I thought about finding some way to store those hashes as an array of anonymous hashes (one hash per ad), but then I realized that an array wouldn’t let me access a particular ad’s data easily. The hashes would be in the order in which I saved them into the array, but that wouldn’t translate easily to the ad for a particular date. For example, how would I know where to find the data for next Monday’s newsletter? Is it in $array[8] or $array[17]?

Hmm. Each anonymous hash could be identified by a particular date–the key (!) to locating the ad for any particular date. What kind of data structure associates a unique key with a value? A hash, of course! My data would fit nicely into a hash of hashes.

The name I chose for the hash was %data_for_ad_on. Choosing a hash name that ends in a preposition provides a more natural-reading and meaningful name; the key for data for the December 8, 2005 banner ad would be 2005_12_08, for example, and the way to access the value associated with that key would be $data_for_ad_on{2005_12_08}.

In code, this is how the data for two days of newsletters could be represented as a hash of hashes:

%data_for_ad_on = (

  '2005_12_08' => { 'url'      => 'http://roadrunners-r-us.com/index.html',
                    'gif'      => 'http://myserver.com/banners/roadrunners_banner.gif',
                    'headline' => 'Use Roadrunners R Us for speedy, reliable deliveries!',
                  },

  '2005_12_09' => { 'url'      => 'http://acme.com/index.html',
                    'gif'      => 'http://myserver.com/banners/acme_banner.gif',
                    'headline' => 'Look to Acme for quality, inexpensive widgets!',
                  },
);

The keys of the named hash are 2005_12_08 and 2005_12_09. Each key’s value is a reference to an anonymous hash that contains its own keys and values. When a hash is created using braces instead of parentheses, its value is a reference to that unnamed, “anonymous” hash. I need to use a reference because a hash is permitted to contain only scalar keys and scalar values; another hash can’t be stored as a value. A reference to that hash works, because it acts like a scalar.

Storing the Data

Now I knew what the data structure would be; but how would I store it? Being Perl, of course there’s more than one way to store data to disk. Some of those solutions involve the parsing of potentially large amounts of data and then the need to programmatically find a particular desired piece of data, however.

I came across a single-file database solution in Recipes 11.14 and 14.6 of Perl Cookbook, 2nd Edition. These describe the use of a DBM file on disk. A Perl script can read data from a DBM file as if it were contained in a hash in memory. For data having unique keys, it’s a great fit. In addition to data persistence from one run of your script to the next, using a DBM database file means your script won’t need to read all the data into memory. Instead, you pull up only data associated with a particular key. This applies especially to large data sets; a DBM database file on disk might hold data for hundreds of thousands of keys.

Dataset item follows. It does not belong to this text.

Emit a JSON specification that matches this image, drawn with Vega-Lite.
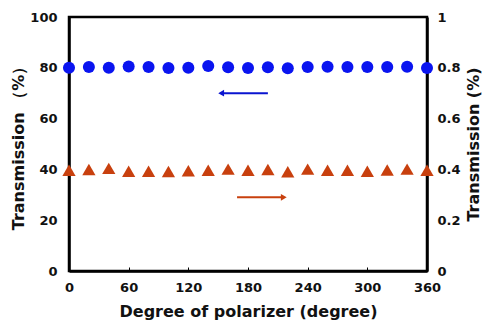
{
  "$schema": "https://vega.github.io/schema/vega-lite/v6.json",
  "width": 358,
  "height": 254,
  "autosize": "none",
  "padding": {"left": 69, "top": 17, "right": 56, "bottom": 51},
  "config": {
    "font": "DejaVu Sans",
    "view": {"stroke": "black", "strokeWidth": 2.5},
    "axis": {"labelFont": "DejaVu Sans", "labelFontWeight": "bold", "labelFontSize": 13, "labelColor": "#111", "titleFont": "DejaVu Sans", "titleFontWeight": "bold", "titleFontSize": 16, "titleColor": "#111", "grid": false, "domainColor": "black", "domainWidth": 2.5, "tickColor": "black"}
  },
  "datasets": {
    "blue": [
      {"deg": 0, "t": 80.0}, {"deg": 20, "t": 80.3}, {"deg": 40, "t": 80.0}, {"deg": 60, "t": 80.5},
      {"deg": 80, "t": 80.3}, {"deg": 100, "t": 79.9}, {"deg": 120, "t": 80.0}, {"deg": 140, "t": 80.7},
      {"deg": 160, "t": 80.2}, {"deg": 180, "t": 79.9}, {"deg": 200, "t": 80.2}, {"deg": 220, "t": 79.8},
      {"deg": 240, "t": 80.3}, {"deg": 260, "t": 80.4}, {"deg": 280, "t": 80.3}, {"deg": 300, "t": 80.3},
      {"deg": 320, "t": 80.3}, {"deg": 340, "t": 80.4}, {"deg": 360, "t": 79.9}
    ],
    "orange": [
      {"deg": 0, "t": 0.397}, {"deg": 20, "t": 0.400}, {"deg": 40, "t": 0.404}, {"deg": 60, "t": 0.393},
      {"deg": 80, "t": 0.393}, {"deg": 100, "t": 0.392}, {"deg": 120, "t": 0.395}, {"deg": 140, "t": 0.397},
      {"deg": 160, "t": 0.401}, {"deg": 180, "t": 0.397}, {"deg": 200, "t": 0.400}, {"deg": 220, "t": 0.391},
      {"deg": 240, "t": 0.401}, {"deg": 260, "t": 0.397}, {"deg": 280, "t": 0.397}, {"deg": 300, "t": 0.393},
      {"deg": 320, "t": 0.398}, {"deg": 340, "t": 0.401}, {"deg": 360, "t": 0.397}
    ],
    "arrowBlue": [{"x1": 153, "x2": 200, "y": 70}],
    "arrowOrange": [{"x1": 169, "x2": 216, "y": 0.29}]
  },
  "layer": [
    {
      "layer": [
        {
          "data": {"name": "blue"},
          "mark": {"type": "point", "shape": "circle", "filled": true, "opacity": 1, "size": 145, "color": "#0a14f0"},
          "encoding": {
            "x": {"field": "deg", "type": "quantitative", "scale": {"domain": [0, 360], "nice": false}, "axis": {"values": [0, 60, 120, 180, 240, 300, 360], "title": "Degree of polarizer (degree)", "labelFlush": false, "labelOverlap": false, "tickSize": -4, "tickWidth": 1, "labelPadding": 14, "titlePadding": 9}},
            "y": {"field": "t", "type": "quantitative", "scale": {"domain": [0, 100], "nice": false}, "axis": {"values": [0, 20, 40, 60, 80, 100], "title": "Transmission （%）", "labelFlush": false, "tickSize": 0, "labelPadding": 12, "titlePadding": 3}}
          }
        },
        {
          "data": {"name": "arrowBlue"},
          "mark": {"type": "rule", "color": "#0a14d0", "strokeWidth": 2},
          "encoding": {
            "x": {"field": "x1", "type": "quantitative"},
            "x2": {"field": "x2"},
            "y": {"field": "y", "type": "quantitative"}
          }
        },
        {
          "data": {"name": "arrowBlue"},
          "mark": {"type": "point", "shape": "triangle-left", "filled": true, "opacity": 1, "size": 45, "color": "#0a14d0"},
          "encoding": {
            "x": {"field": "x1", "type": "quantitative"},
            "y": {"field": "y", "type": "quantitative"}
          }
        }
      ]
    },
    {
      "layer": [
        {
          "data": {"name": "orange"},
          "mark": {"type": "point", "shape": "triangle-up", "filled": true, "opacity": 1, "size": 175, "color": "#c8400e"},
          "encoding": {
            "x": {"field": "deg", "type": "quantitative"},
            "y": {"field": "t", "type": "quantitative", "scale": {"domain": [0, 1], "nice": false}, "axis": {"orient": "right", "values": [0, 0.2, 0.4, 0.6, 0.8, 1], "format": ".1~f", "labelFlush": false, "title": "Transmission (%)", "titleAngle": 270, "titleBaseline": "top", "tickSize": 0, "labelPadding": 10, "titlePadding": 5}}
          }
        },
        {
          "data": {"name": "arrowOrange"},
          "mark": {"type": "rule", "color": "#c8400e", "strokeWidth": 2},
          "encoding": {
            "x": {"field": "x1", "type": "quantitative"},
            "x2": {"field": "x2"},
            "y": {"field": "y", "type": "quantitative"}
          }
        },
        {
          "data": {"name": "arrowOrange"},
          "mark": {"type": "point", "shape": "triangle-right", "filled": true, "opacity": 1, "size": 45, "color": "#c8400e"},
          "encoding": {
            "x": {"field": "x2", "type": "quantitative"},
            "y": {"field": "y", "type": "quantitative"}
          }
        }
      ]
    }
  ],
  "resolve": {"scale": {"y": "independent"}}
}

A straightforward but tedious way to get data into a DBM file is shown below. The code creates a database called ad_data.db and inserts data for two newsletters.

#!/usr/local/bin/perl
use strict;
use warnings;
use MLDBM qw( DB_File Storable );
use Fcntl qw( :flock O_CREAT O_RDWR );

my $db = '/www/cgi-bin/databases/ad_data.db';
my %data_for_ad_on;

tie %data_for_ad_on, 'MLDBM', $db, O_CREAT|O_RDWR, 0644
  or die "Trouble opening $db, stopped: $!";

%data_for_ad_on = (
  '2005_12_09' => { 'url'      => 'http://acme.com/index.html',
                    'gif'      => 'http://myserver.com/banners/acme_banner.gif',
                    'headline' => 'Look to Acme for quality, inexpensive widgets!',
                  },

  '2005_12_08' => { 'url'      => 'http://roadrunners-r-us.com/index.html',
                    'gif'      => 'http://myserver.com/banners/roadrunners_banner.gif',
                    'headline' => 'Use Roadrunners R Us for speedy, reliable deliveries!',
                  },
);

After the script is run, the data contained in %data_for_ad_on are saved automatically into the DBM database file named /www/cgi-bin/databases/ad_data.db.

The secret is Perl’s tie function. It associates a particular hash (here named %data_for_ad_on ) with a “class” and a file. A class that works for “complex” data (data containing references) is the MLDBM module, available from CPAN.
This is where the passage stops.